[Start of DATA SHOWN]

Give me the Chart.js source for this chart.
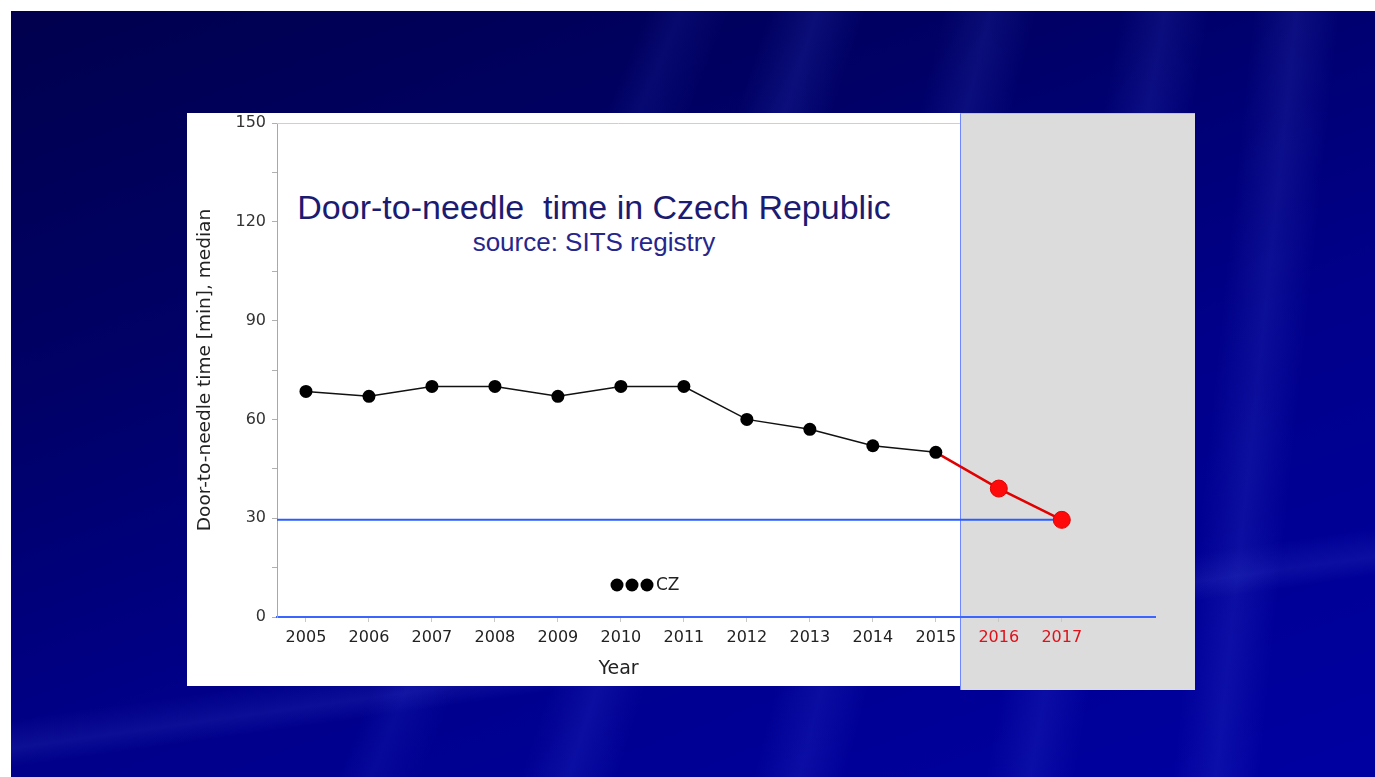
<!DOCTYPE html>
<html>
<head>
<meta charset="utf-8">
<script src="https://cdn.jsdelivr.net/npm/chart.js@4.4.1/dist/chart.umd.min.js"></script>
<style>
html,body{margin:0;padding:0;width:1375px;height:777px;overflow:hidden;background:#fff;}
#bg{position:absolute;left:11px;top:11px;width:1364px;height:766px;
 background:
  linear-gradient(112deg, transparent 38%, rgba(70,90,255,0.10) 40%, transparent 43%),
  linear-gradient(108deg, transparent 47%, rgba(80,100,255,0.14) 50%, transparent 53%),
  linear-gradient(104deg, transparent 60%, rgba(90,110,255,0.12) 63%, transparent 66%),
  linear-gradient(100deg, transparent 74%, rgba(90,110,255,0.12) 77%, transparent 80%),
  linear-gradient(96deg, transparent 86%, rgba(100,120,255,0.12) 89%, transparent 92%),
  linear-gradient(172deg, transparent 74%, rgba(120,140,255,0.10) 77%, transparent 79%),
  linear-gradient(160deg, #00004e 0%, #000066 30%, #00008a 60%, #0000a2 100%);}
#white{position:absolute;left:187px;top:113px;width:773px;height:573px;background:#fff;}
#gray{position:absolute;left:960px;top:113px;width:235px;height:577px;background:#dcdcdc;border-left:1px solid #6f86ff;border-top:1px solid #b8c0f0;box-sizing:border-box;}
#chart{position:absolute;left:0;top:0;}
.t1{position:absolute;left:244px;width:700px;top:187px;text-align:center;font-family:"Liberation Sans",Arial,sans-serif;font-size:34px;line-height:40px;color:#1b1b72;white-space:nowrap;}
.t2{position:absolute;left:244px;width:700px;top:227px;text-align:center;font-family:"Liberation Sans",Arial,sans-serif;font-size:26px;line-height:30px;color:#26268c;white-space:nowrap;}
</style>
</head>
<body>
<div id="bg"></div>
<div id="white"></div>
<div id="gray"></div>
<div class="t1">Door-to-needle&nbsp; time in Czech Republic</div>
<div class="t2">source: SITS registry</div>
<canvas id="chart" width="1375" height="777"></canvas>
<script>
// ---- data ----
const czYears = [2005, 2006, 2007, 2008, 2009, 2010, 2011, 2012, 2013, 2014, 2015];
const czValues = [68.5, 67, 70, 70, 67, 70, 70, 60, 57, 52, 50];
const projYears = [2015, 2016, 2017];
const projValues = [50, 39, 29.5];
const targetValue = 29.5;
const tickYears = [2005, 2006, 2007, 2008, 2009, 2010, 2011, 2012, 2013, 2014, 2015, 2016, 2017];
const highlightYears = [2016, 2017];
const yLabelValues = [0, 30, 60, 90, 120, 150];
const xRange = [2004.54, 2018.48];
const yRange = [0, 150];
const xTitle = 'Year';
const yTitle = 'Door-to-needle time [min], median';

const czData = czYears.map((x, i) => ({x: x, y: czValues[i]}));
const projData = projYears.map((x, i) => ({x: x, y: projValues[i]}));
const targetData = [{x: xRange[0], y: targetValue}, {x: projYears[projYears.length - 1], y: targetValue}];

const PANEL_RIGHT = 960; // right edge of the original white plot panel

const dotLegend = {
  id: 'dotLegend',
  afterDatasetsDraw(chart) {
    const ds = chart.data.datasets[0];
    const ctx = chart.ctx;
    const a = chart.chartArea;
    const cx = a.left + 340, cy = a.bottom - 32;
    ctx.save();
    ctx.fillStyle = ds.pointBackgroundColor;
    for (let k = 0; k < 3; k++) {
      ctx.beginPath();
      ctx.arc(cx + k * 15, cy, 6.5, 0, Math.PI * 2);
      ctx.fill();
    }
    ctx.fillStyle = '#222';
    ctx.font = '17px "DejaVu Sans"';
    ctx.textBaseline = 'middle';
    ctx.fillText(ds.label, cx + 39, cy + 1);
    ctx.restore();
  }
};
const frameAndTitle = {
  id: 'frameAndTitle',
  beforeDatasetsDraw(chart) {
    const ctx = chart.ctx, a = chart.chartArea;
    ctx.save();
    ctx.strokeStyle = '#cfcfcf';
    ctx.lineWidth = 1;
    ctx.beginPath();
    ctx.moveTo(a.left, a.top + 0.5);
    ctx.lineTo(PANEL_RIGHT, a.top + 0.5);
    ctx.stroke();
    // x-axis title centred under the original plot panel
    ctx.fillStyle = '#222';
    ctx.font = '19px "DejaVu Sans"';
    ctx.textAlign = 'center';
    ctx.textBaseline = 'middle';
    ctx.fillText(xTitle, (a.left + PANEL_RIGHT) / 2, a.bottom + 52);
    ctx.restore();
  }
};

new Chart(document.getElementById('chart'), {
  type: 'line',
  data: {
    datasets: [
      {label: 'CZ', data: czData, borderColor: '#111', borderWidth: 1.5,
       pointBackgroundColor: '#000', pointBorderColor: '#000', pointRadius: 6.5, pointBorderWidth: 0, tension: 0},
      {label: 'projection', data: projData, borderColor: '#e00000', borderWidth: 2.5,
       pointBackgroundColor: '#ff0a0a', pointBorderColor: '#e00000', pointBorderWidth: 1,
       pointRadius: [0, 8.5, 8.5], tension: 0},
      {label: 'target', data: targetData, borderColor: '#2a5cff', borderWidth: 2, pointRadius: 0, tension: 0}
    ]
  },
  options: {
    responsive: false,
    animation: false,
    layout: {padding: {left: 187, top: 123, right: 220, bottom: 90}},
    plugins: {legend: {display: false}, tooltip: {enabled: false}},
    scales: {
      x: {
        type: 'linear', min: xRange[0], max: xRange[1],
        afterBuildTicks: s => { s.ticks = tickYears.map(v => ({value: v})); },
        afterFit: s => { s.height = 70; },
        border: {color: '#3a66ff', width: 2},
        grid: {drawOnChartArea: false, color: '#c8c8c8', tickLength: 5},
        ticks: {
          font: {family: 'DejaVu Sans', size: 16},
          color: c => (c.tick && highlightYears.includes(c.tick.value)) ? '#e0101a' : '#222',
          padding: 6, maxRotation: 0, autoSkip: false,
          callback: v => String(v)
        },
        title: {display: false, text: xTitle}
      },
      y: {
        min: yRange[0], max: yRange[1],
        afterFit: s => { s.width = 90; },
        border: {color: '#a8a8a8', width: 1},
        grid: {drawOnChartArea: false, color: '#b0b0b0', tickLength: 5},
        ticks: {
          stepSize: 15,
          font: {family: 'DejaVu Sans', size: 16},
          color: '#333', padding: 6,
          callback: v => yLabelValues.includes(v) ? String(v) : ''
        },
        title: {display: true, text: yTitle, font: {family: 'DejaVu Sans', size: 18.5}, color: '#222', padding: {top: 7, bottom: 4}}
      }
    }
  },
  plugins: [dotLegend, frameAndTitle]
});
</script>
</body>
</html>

[End of DATA SHOWN]

- STATED PROBLEM
Without including any pictures, reproduce the listing exactly.

- WRITTEN RESPONSE
Give me the Chart.js source for this chart.
<!DOCTYPE html>
<html>
<head>
<meta charset="utf-8">
<script src="https://cdn.jsdelivr.net/npm/chart.js@4.4.1/dist/chart.umd.min.js"></script>
<style>
html,body{margin:0;padding:0;width:1375px;height:777px;overflow:hidden;background:#fff;}
#bg{position:absolute;left:11px;top:11px;width:1364px;height:766px;
 background:
  linear-gradient(112deg, transparent 38%, rgba(70,90,255,0.10) 40%, transparent 43%),
  linear-gradient(108deg, transparent 47%, rgba(80,100,255,0.14) 50%, transparent 53%),
  linear-gradient(104deg, transparent 60%, rgba(90,110,255,0.12) 63%, transparent 66%),
  linear-gradient(100deg, transparent 74%, rgba(90,110,255,0.12) 77%, transparent 80%),
  linear-gradient(96deg, transparent 86%, rgba(100,120,255,0.12) 89%, transparent 92%),
  linear-gradient(172deg, transparent 74%, rgba(120,140,255,0.10) 77%, transparent 79%),
  linear-gradient(160deg, #00004e 0%, #000066 30%, #00008a 60%, #0000a2 100%);}
#white{position:absolute;left:187px;top:113px;width:773px;height:573px;background:#fff;}
#gray{position:absolute;left:960px;top:113px;width:235px;height:577px;background:#dcdcdc;border-left:1px solid #6f86ff;border-top:1px solid #b8c0f0;box-sizing:border-box;}
#chart{position:absolute;left:0;top:0;}
.t1{position:absolute;left:244px;width:700px;top:187px;text-align:center;font-family:"Liberation Sans",Arial,sans-serif;font-size:34px;line-height:40px;color:#1b1b72;white-space:nowrap;}
.t2{position:absolute;left:244px;width:700px;top:227px;text-align:center;font-family:"Liberation Sans",Arial,sans-serif;font-size:26px;line-height:30px;color:#26268c;white-space:nowrap;}
</style>
</head>
<body>
<div id="bg"></div>
<div id="white"></div>
<div id="gray"></div>
<div class="t1">Door-to-needle&nbsp; time in Czech Republic</div>
<div class="t2">source: SITS registry</div>
<canvas id="chart" width="1375" height="777"></canvas>
<script>
// ---- data ----
const czYears = [2005, 2006, 2007, 2008, 2009, 2010, 2011, 2012, 2013, 2014, 2015];
const czValues = [68.5, 67, 70, 70, 67, 70, 70, 60, 57, 52, 50];
const projYears = [2015, 2016, 2017];
const projValues = [50, 39, 29.5];
const targetValue = 29.5;
const tickYears = [2005, 2006, 2007, 2008, 2009, 2010, 2011, 2012, 2013, 2014, 2015, 2016, 2017];
const highlightYears = [2016, 2017];
const yLabelValues = [0, 30, 60, 90, 120, 150];
const xRange = [2004.54, 2018.48];
const yRange = [0, 150];
const xTitle = 'Year';
const yTitle = 'Door-to-needle time [min], median';

const czData = czYears.map((x, i) => ({x: x, y: czValues[i]}));
const projData = projYears.map((x, i) => ({x: x, y: projValues[i]}));
const targetData = [{x: xRange[0], y: targetValue}, {x: projYears[projYears.length - 1], y: targetValue}];

const PANEL_RIGHT = 960; // right edge of the original white plot panel

const dotLegend = {
  id: 'dotLegend',
  afterDatasetsDraw(chart) {
    const ds = chart.data.datasets[0];
    const ctx = chart.ctx;
    const a = chart.chartArea;
    const cx = a.left + 340, cy = a.bottom - 32;
    ctx.save();
    ctx.fillStyle = ds.pointBackgroundColor;
    for (let k = 0; k < 3; k++) {
      ctx.beginPath();
      ctx.arc(cx + k * 15, cy, 6.5, 0, Math.PI * 2);
      ctx.fill();
    }
    ctx.fillStyle = '#222';
    ctx.font = '17px "DejaVu Sans"';
    ctx.textBaseline = 'middle';
    ctx.fillText(ds.label, cx + 39, cy + 1);
    ctx.restore();
  }
};
const frameAndTitle = {
  id: 'frameAndTitle',
  beforeDatasetsDraw(chart) {
    const ctx = chart.ctx, a = chart.chartArea;
    ctx.save();
    ctx.strokeStyle = '#cfcfcf';
    ctx.lineWidth = 1;
    ctx.beginPath();
    ctx.moveTo(a.left, a.top + 0.5);
    ctx.lineTo(PANEL_RIGHT, a.top + 0.5);
    ctx.stroke();
    // x-axis title centred under the original plot panel
    ctx.fillStyle = '#222';
    ctx.font = '19px "DejaVu Sans"';
    ctx.textAlign = 'center';
    ctx.textBaseline = 'middle';
    ctx.fillText(xTitle, (a.left + PANEL_RIGHT) / 2, a.bottom + 52);
    ctx.restore();
  }
};

new Chart(document.getElementById('chart'), {
  type: 'line',
  data: {
    datasets: [
      {label: 'CZ', data: czData, borderColor: '#111', borderWidth: 1.5,
       pointBackgroundColor: '#000', pointBorderColor: '#000', pointRadius: 6.5, pointBorderWidth: 0, tension: 0},
      {label: 'projection', data: projData, borderColor: '#e00000', borderWidth: 2.5,
       pointBackgroundColor: '#ff0a0a', pointBorderColor: '#e00000', pointBorderWidth: 1,
       pointRadius: [0, 8.5, 8.5], tension: 0},
      {label: 'target', data: targetData, borderColor: '#2a5cff', borderWidth: 2, pointRadius: 0, tension: 0}
    ]
  },
  options: {
    responsive: false,
    animation: false,
    layout: {padding: {left: 187, top: 123, right: 220, bottom: 90}},
    plugins: {legend: {display: false}, tooltip: {enabled: false}},
    scales: {
      x: {
        type: 'linear', min: xRange[0], max: xRange[1],
        afterBuildTicks: s => { s.ticks = tickYears.map(v => ({value: v})); },
        afterFit: s => { s.height = 70; },
        border: {color: '#3a66ff', width: 2},
        grid: {drawOnChartArea: false, color: '#c8c8c8', tickLength: 5},
        ticks: {
          font: {family: 'DejaVu Sans', size: 16},
          color: c => (c.tick && highlightYears.includes(c.tick.value)) ? '#e0101a' : '#222',
          padding: 6, maxRotation: 0, autoSkip: false,
          callback: v => String(v)
        },
        title: {display: false, text: xTitle}
      },
      y: {
        min: yRange[0], max: yRange[1],
        afterFit: s => { s.width = 90; },
        border: {color: '#a8a8a8', width: 1},
        grid: {drawOnChartArea: false, color: '#b0b0b0', tickLength: 5},
        ticks: {
          stepSize: 15,
          font: {family: 'DejaVu Sans', size: 16},
          color: '#333', padding: 6,
          callback: v => yLabelValues.includes(v) ? String(v) : ''
        },
        title: {display: true, text: yTitle, font: {family: 'DejaVu Sans', size: 18.5}, color: '#222', padding: {top: 7, bottom: 4}}
      }
    }
  },
  plugins: [dotLegend, frameAndTitle]
});
</script>
</body>
</html>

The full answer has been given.